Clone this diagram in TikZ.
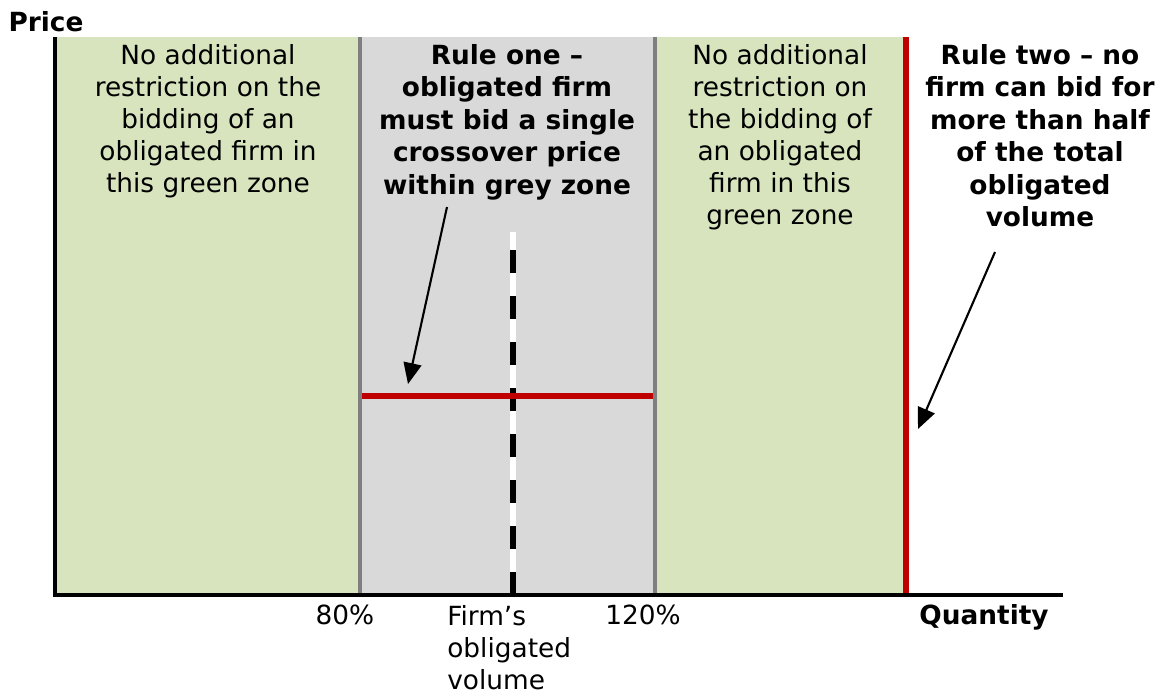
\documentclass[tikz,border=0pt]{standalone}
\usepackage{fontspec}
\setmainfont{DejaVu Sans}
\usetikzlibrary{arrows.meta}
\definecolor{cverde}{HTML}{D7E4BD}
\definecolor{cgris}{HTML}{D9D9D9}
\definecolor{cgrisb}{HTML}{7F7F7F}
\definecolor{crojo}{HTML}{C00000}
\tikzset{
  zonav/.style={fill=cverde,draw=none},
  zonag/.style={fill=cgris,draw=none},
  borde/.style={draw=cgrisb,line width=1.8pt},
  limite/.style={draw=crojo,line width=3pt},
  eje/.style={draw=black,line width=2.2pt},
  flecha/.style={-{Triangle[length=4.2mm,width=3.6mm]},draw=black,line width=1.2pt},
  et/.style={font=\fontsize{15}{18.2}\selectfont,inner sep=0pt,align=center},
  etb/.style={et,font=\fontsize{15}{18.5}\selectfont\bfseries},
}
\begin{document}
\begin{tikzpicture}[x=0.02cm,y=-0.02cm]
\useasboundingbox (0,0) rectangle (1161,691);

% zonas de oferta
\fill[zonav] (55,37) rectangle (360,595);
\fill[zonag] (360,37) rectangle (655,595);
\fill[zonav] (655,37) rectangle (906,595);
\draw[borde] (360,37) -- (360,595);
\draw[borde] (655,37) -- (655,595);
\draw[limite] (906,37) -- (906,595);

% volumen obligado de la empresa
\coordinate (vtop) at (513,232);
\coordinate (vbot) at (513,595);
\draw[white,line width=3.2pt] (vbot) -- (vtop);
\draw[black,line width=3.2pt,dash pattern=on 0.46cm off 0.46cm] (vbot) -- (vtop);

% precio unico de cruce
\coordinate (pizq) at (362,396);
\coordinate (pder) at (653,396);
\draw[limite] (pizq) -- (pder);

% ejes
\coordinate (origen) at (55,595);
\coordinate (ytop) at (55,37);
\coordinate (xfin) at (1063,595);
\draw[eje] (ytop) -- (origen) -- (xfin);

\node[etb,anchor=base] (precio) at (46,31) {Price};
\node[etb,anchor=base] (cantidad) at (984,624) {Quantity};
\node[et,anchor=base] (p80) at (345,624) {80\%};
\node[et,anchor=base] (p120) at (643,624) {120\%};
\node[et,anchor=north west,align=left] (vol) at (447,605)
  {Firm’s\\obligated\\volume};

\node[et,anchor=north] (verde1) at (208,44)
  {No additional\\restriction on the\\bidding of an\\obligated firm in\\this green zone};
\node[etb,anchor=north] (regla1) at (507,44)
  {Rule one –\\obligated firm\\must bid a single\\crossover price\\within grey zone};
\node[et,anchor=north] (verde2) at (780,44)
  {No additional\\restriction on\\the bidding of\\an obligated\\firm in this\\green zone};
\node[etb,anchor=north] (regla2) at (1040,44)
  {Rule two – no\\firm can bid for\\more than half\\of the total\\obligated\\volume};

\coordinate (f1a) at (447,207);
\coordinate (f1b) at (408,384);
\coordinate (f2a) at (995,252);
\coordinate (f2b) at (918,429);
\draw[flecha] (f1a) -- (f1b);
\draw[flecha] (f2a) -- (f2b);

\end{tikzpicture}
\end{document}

****************************************

**Brief**
Omitting all images, print the listing exactly.

**The solution**
Clone this diagram in TikZ.
\documentclass[tikz,border=0pt]{standalone}
\usepackage{fontspec}
\setmainfont{DejaVu Sans}
\usetikzlibrary{arrows.meta}
\definecolor{cverde}{HTML}{D7E4BD}
\definecolor{cgris}{HTML}{D9D9D9}
\definecolor{cgrisb}{HTML}{7F7F7F}
\definecolor{crojo}{HTML}{C00000}
\tikzset{
  zonav/.style={fill=cverde,draw=none},
  zonag/.style={fill=cgris,draw=none},
  borde/.style={draw=cgrisb,line width=1.8pt},
  limite/.style={draw=crojo,line width=3pt},
  eje/.style={draw=black,line width=2.2pt},
  flecha/.style={-{Triangle[length=4.2mm,width=3.6mm]},draw=black,line width=1.2pt},
  et/.style={font=\fontsize{15}{18.2}\selectfont,inner sep=0pt,align=center},
  etb/.style={et,font=\fontsize{15}{18.5}\selectfont\bfseries},
}
\begin{document}
\begin{tikzpicture}[x=0.02cm,y=-0.02cm]
\useasboundingbox (0,0) rectangle (1161,691);

% zonas de oferta
\fill[zonav] (55,37) rectangle (360,595);
\fill[zonag] (360,37) rectangle (655,595);
\fill[zonav] (655,37) rectangle (906,595);
\draw[borde] (360,37) -- (360,595);
\draw[borde] (655,37) -- (655,595);
\draw[limite] (906,37) -- (906,595);

% volumen obligado de la empresa
\coordinate (vtop) at (513,232);
\coordinate (vbot) at (513,595);
\draw[white,line width=3.2pt] (vbot) -- (vtop);
\draw[black,line width=3.2pt,dash pattern=on 0.46cm off 0.46cm] (vbot) -- (vtop);

% precio unico de cruce
\coordinate (pizq) at (362,396);
\coordinate (pder) at (653,396);
\draw[limite] (pizq) -- (pder);

% ejes
\coordinate (origen) at (55,595);
\coordinate (ytop) at (55,37);
\coordinate (xfin) at (1063,595);
\draw[eje] (ytop) -- (origen) -- (xfin);

\node[etb,anchor=base] (precio) at (46,31) {Price};
\node[etb,anchor=base] (cantidad) at (984,624) {Quantity};
\node[et,anchor=base] (p80) at (345,624) {80\%};
\node[et,anchor=base] (p120) at (643,624) {120\%};
\node[et,anchor=north west,align=left] (vol) at (447,605)
  {Firm’s\\obligated\\volume};

\node[et,anchor=north] (verde1) at (208,44)
  {No additional\\restriction on the\\bidding of an\\obligated firm in\\this green zone};
\node[etb,anchor=north] (regla1) at (507,44)
  {Rule one –\\obligated firm\\must bid a single\\crossover price\\within grey zone};
\node[et,anchor=north] (verde2) at (780,44)
  {No additional\\restriction on\\the bidding of\\an obligated\\firm in this\\green zone};
\node[etb,anchor=north] (regla2) at (1040,44)
  {Rule two – no\\firm can bid for\\more than half\\of the total\\obligated\\volume};

\coordinate (f1a) at (447,207);
\coordinate (f1b) at (408,384);
\coordinate (f2a) at (995,252);
\coordinate (f2b) at (918,429);
\draw[flecha] (f1a) -- (f1b);
\draw[flecha] (f2a) -- (f2b);

\end{tikzpicture}
\end{document}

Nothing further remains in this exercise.